Les histoires des deux premiers livres sont liées et, franchement, ce sont les plus réussies. La sentence est donc sans appel : c’est un grand OUI ! Quant au dernier, offrez-le à mamie pour son anniversaire, une fois qu’elle aura bien pris son pied (parce que oui, le Bourbon Kid plaît aussi aux octogénaires… Quand je vous dis que c’est tous publics !) et ça vous fera de quoi passer le temps à la plage ou au boulot cet été (ainsi qu’un tendre souvenir de l’aïeule en cas de canicule). Sinon, reste la solution des flemmards, l’inévitable adaptation ciné (hooo oui, avec plein de 3D partout !), qui ne devrait pas trop tarder puisque les droits cinématographiques du premier livre ont été achetés par Don Murphy (aka le producteur de Tueurs nés, Bully et From Hell… un spécialiste de la dentelle). Concluons avec une envolée lyrique caractéristique d’Anonymous, en citant une expression récurrente dans ses trois œuvres : « BANG ! ».
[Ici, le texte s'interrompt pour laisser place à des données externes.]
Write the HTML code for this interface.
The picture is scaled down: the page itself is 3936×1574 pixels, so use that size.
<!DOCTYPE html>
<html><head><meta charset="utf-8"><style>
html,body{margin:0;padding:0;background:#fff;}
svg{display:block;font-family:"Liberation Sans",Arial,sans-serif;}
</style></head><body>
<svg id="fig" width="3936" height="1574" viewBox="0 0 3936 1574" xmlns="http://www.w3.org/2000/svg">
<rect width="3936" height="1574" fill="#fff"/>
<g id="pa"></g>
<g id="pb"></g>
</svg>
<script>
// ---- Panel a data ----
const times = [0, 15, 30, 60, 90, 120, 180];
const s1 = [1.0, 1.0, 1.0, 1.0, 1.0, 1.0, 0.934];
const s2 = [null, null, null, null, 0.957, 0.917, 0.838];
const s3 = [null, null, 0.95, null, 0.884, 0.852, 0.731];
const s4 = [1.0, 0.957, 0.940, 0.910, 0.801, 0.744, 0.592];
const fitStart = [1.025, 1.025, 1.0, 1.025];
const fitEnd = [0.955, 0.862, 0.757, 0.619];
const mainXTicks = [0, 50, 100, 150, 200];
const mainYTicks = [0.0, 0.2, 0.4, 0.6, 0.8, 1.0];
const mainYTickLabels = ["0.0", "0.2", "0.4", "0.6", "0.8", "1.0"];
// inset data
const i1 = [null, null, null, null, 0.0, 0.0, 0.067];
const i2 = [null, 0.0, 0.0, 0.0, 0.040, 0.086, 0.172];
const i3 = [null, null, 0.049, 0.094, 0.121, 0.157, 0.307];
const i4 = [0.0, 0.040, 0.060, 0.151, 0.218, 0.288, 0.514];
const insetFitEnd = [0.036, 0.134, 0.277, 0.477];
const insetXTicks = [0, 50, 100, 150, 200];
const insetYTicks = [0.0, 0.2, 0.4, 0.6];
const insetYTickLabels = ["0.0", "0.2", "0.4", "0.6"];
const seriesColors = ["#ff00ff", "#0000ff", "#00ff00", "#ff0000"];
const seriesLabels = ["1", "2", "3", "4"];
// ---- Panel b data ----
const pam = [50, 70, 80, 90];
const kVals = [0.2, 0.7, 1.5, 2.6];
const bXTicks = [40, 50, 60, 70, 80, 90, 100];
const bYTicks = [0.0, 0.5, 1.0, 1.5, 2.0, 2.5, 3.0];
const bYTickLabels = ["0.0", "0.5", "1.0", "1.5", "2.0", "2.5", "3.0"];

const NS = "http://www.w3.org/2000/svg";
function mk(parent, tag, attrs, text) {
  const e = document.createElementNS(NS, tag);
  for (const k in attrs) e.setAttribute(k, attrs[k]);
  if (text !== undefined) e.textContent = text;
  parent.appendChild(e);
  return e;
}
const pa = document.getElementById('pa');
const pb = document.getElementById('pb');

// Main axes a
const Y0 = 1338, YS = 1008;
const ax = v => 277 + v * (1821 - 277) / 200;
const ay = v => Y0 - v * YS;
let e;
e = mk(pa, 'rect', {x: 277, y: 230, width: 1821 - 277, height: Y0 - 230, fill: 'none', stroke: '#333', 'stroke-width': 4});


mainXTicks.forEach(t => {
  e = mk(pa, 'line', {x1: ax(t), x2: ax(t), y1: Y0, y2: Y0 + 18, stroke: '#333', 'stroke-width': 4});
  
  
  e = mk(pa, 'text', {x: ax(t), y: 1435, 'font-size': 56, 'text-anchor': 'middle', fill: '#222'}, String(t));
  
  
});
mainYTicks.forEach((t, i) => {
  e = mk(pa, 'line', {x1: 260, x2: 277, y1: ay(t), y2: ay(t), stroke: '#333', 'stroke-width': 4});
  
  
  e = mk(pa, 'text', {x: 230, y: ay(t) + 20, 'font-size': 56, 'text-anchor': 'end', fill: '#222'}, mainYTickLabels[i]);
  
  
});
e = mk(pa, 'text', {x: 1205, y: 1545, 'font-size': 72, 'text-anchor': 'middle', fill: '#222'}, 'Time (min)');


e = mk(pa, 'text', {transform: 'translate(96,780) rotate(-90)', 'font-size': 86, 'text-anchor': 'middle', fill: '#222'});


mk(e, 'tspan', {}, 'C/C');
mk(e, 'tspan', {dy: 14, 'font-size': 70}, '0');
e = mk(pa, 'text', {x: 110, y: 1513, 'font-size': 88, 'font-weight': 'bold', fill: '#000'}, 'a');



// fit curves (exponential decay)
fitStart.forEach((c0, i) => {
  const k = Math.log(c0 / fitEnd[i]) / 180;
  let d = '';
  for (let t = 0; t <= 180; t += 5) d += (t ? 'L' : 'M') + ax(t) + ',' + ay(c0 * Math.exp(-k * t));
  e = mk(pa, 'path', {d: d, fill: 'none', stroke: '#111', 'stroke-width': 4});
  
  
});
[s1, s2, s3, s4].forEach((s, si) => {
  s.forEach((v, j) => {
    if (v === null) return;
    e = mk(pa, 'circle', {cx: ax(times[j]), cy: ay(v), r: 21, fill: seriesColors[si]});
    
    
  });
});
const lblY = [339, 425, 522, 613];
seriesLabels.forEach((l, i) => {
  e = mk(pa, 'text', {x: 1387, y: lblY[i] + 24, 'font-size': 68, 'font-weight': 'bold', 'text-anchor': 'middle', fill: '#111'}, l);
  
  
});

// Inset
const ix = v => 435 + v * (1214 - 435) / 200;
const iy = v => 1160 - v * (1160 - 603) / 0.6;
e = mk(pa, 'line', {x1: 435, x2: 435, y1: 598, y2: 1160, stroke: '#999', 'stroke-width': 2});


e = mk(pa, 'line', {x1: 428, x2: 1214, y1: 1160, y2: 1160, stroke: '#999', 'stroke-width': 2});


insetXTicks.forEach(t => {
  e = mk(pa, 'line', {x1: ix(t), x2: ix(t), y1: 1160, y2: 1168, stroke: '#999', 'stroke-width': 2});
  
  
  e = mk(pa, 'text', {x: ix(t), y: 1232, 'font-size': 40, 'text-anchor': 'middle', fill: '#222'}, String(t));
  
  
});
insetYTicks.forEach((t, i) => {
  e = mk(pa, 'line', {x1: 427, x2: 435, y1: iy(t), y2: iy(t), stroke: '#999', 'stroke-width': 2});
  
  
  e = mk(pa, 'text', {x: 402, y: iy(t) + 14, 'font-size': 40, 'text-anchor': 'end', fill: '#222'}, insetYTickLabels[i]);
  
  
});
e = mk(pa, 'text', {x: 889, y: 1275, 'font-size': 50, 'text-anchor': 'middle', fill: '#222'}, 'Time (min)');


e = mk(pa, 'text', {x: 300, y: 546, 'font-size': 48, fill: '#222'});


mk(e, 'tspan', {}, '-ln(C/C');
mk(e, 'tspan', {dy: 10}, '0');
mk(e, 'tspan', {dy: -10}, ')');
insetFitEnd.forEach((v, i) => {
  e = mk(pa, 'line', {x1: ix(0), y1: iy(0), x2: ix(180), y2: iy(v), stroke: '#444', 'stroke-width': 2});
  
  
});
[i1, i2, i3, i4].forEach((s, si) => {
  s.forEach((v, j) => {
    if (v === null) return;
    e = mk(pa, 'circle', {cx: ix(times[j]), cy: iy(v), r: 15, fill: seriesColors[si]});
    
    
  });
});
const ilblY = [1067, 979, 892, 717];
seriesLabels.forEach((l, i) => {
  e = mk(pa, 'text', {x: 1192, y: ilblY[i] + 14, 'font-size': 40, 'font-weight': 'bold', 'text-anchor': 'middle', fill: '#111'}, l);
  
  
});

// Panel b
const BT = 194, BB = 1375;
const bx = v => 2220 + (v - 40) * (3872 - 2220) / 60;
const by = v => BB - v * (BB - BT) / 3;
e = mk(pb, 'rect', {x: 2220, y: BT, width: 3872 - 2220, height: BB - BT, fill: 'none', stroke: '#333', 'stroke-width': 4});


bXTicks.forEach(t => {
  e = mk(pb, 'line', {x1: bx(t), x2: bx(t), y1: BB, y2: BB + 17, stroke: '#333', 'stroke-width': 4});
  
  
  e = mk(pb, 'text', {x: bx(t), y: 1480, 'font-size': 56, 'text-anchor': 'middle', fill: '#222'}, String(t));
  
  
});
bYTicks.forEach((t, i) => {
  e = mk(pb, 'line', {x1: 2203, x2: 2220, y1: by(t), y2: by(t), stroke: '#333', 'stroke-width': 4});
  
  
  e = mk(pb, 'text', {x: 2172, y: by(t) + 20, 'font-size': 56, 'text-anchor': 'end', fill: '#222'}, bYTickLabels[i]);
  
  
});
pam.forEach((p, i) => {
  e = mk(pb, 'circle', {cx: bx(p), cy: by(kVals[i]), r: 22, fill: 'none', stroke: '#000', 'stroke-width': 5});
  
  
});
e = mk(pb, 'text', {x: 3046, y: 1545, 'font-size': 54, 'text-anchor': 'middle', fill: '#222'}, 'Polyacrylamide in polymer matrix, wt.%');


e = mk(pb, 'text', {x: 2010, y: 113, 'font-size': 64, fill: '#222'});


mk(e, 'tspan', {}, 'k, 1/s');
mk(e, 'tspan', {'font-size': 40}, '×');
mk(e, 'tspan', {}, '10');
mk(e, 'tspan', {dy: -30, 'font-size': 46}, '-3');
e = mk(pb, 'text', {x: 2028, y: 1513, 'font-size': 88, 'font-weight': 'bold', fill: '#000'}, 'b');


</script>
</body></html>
Le livre sans nom, Anonymous, éd. Sonatine, 460 pages, 21 euros
L’œil de la lune
, Anonymous, éd. Sonatine, 450 pages, 22 euros
Le cimetière du Diable
, Anonymous, éd. Sonatine, 400 pages, 21 euros

2 commentaires

  1. Hâte de voir ce que peuvent donner ces abracadabrantesques (bang bangesques…) aventures sur grand écran, même si je serais forcement déçu.
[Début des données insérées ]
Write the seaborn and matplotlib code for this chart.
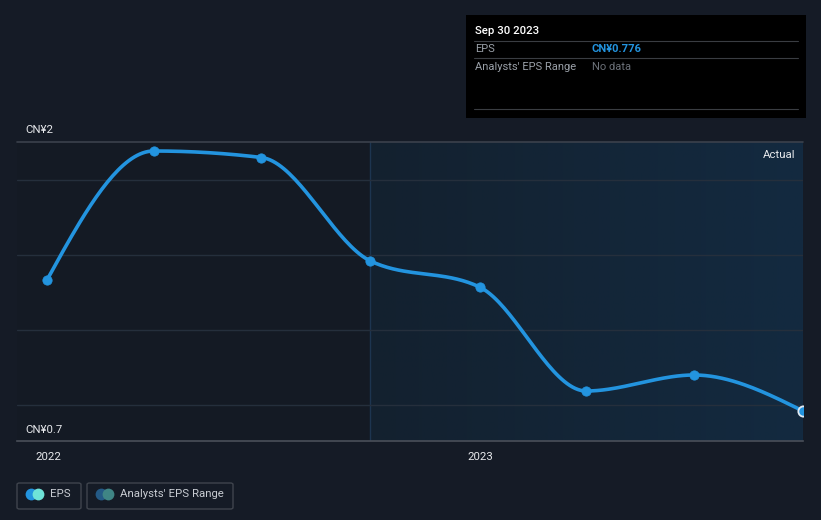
import numpy as np
import pandas as pd
import matplotlib
matplotlib.use("Agg")
import matplotlib.pyplot as plt
import matplotlib.dates as mdates
from matplotlib.patches import FancyBboxPatch, Rectangle, Circle
import seaborn as sns

# ---- data ----
dates = ["2021-12-31", "2022-03-31", "2022-06-30", "2022-09-30",
         "2022-12-31", "2023-03-31", "2023-06-30", "2023-09-30"]
eps = [1.30, 1.816, 1.79, 1.376, 1.272, 0.856, 0.92, 0.776]
year_ticks = ["2022-01-01", "2023-01-01"]
year_labels = ["2022", "2023"]
y_labels = ["CN¥2", "CN¥0.7"]
forecast_start = "2022-09-30"

sns.set_theme(style="dark")
plt.rcParams['font.family'] = ['Roboto', 'DejaVu Sans']

BG = "#151b26"
LINE = "#2394df"

df = pd.DataFrame({"date": pd.to_datetime(dates), "eps": eps})
xn = mdates.date2num(df["date"])
yv = np.asarray(eps, dtype=float)

# monotone cubic (d3 curveMonotoneX style) for smooth line rendering
def monotone(x, y, n=40):
    h = np.diff(x)
    s = np.diff(y) / h
    t = np.zeros_like(y)
    for i in range(1, len(x) - 1):
        s0, s1 = s[i - 1], s[i]
        p = (s0 * h[i] + s1 * h[i - 1]) / (h[i - 1] + h[i])
        t[i] = (np.sign(s0) + np.sign(s1)) * min(abs(s0), abs(s1), 0.5 * abs(p))
    t[0] = (3 * s[0] - t[1]) / 2
    t[-1] = (3 * s[-1] - t[-2]) / 2
    xs, ys = [], []
    for i in range(len(x) - 1):
        u = np.linspace(0, 1, n)
        hh = h[i]
        h00 = 2 * u**3 - 3 * u**2 + 1
        h10 = u**3 - 2 * u**2 + u
        h01 = -2 * u**3 + 3 * u**2
        h11 = u**3 - u**2
        xs.append(x[i] + u * hh)
        ys.append(h00 * y[i] + h10 * hh * t[i] + h01 * y[i + 1] + h11 * hh * t[i + 1])
    return np.concatenate(xs), np.concatenate(ys)

fig = plt.figure(figsize=(8.21, 5.2), dpi=100, facecolor=BG)
W, H = 821, 520
ax = fig.add_axes([17 / W, (H - 441) / H, (803 - 17) / W, (441 - 142) / H])
ax.set_facecolor("#141a24")

x_left = mdates.date2num(pd.Timestamp("2021-12-31")) - 30 * 365.25 / 433
x_right = xn[-1]
ax.set_xlim(x_left, x_right)
ymin, ymax = 0.656, 1.852
ax.set_ylim(ymin, ymax)

# shaded "actual" region with horizontal gradient
fs = mdates.date2num(pd.Timestamp(forecast_start))
grad = np.linspace(0, 1, 256).reshape(1, -1)
cmap = matplotlib.colors.LinearSegmentedColormap.from_list("g", ["#13212f", "#132a40"])
ax.imshow(grad, extent=[fs, x_right, ymin, ymax], aspect="auto", cmap=cmap, zorder=0)
ax.axvline(fs, color="#1d3550", lw=1, zorder=1)

# gridlines
for g in [0.8, 1.1, 1.4, 1.7]:
    ax.axhline(g, color="#252f3c", lw=1, zorder=1)
ax.axhline(ymax, color="#3b414c", lw=1.2, zorder=2, clip_on=False)

# smooth line
sx, sy = monotone(xn, yv)
ax.plot(sx, sy, color=LINE, lw=2.6, zorder=3, solid_capstyle="round")
sns.scatterplot(x=xn[:-1], y=yv[:-1], color=LINE, s=45, edgecolor=LINE, ax=ax, zorder=4, legend=False)
ax.scatter([xn[-1]], [yv[-1]], s=55, facecolor=LINE, edgecolor="#dfe9f3", linewidth=1.3, zorder=5, clip_on=True)

for sp in ["top", "right", "left"]:
    ax.spines[sp].set_visible(False)
ax.spines["bottom"].set_color("#4a4f59")
ax.spines["bottom"].set_linewidth(1.2)

ax.set_xticks(mdates.date2num(pd.to_datetime(year_ticks)))
ax.set_xticklabels(year_labels, color="#e6e8eb", fontsize=8.2)
ax.tick_params(axis="x", length=4, color="#4a4f59", pad=4, width=1)
ax.set_yticks([])
ax.set_xlabel("")
ax.set_ylabel("")
ax.grid(False)

fig.text(25 / W, 1 - 130 / H, y_labels[0], color="#e6e8eb", fontsize=8.2, va="center", ha="left")
fig.text(25 / W, 1 - 430 / H, y_labels[1], color="#e6e8eb", fontsize=8.2, va="center", ha="left")
ax.text(0.99, 0.955, "Actual", transform=ax.transAxes, color="#e6e8eb", fontsize=8.2, ha="right", va="center")

# tooltip box
tip = Rectangle((466 / W, 1 - 118 / H), 340 / W, 103 / H, transform=fig.transFigure,
                facecolor="#000000", edgecolor="none", zorder=10)
fig.patches.append(tip)
fig.text(475 / W, 1 - 31 / H, "Sep 30 2023", color="#ffffff", fontsize=8.2, va="center", zorder=11, fontweight="medium")
for yy in [41, 58, 109]:
    fig.add_artist(plt.Line2D([474 / W, 798 / W], [1 - yy / H, 1 - yy / H], color="#3a3d42", lw=0.8, zorder=11))
fig.text(475 / W, 1 - 49.5 / H, "EPS", color="#9aa0a8", fontsize=8, va="center", zorder=11)
fig.text(592 / W, 1 - 49.5 / H, "CN¥0.776", color="#2394df", fontsize=8, va="center", zorder=11, fontweight="bold")
fig.text(475 / W, 1 - 66.5 / H, "Analysts' EPS Range", color="#9aa0a8", fontsize=8, va="center", zorder=11)
fig.text(592 / W, 1 - 66.5 / H, "No data", color="#6b7078", fontsize=8, va="center", zorder=11)

# legend boxes
def legend_box(x0, x1, label, c1, c2):
    box = FancyBboxPatch((x0 / W, 1 - 509 / H), (x1 - x0) / W, 26 / H, transform=fig.transFigure,
                         boxstyle="round,pad=0,rounding_size=0.003", facecolor="none",
                         edgecolor="#3f444d", lw=1)
    fig.patches.append(box)
    cy = 1 - 494 / H
    fig.patches.append(Circle(((x0 + 15) / W, cy), 0.0, transform=fig.transFigure))
    fig.add_artist(plt.Line2D([(x0 + 14) / W], [cy], marker="o", markersize=8.5, color=c1, markeredgewidth=0))
    fig.add_artist(plt.Line2D([(x0 + 21) / W], [cy], marker="o", markersize=8.5, color=c2, markeredgewidth=0))
    fig.text((x0 + 33) / W, cy, label, color="#c8ccd2", fontsize=8.2, va="center")

legend_box(17, 81, "EPS", "#2394df", "#6fe3d8")
legend_box(87, 233, "Analysts' EPS Range", "#245a86", "#3f8585")

fig.savefig("out.png", dpi=100, facecolor=BG)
    Le premier volume à été vécu comme une monumentale claque dans la gueule. D’abord intrigué par son packaging (beau pavé signé d’un anonyme, illustré par la gueule usée et fatiguée d’un cow-boy qu’on devine crasseux), on se laisse très vite porté par l’écriture aérienne et la structure originale.
    Construits sur le même procédé, les deux suivant peinent à nous tenir (autant) en haleine, sans jamais se départir de son humour cinglant et de son univers fantastique loufoque (toujours plus proche du fantastique d’un « Une Nuit En Enfer » que d’un Twilight… encore heureux).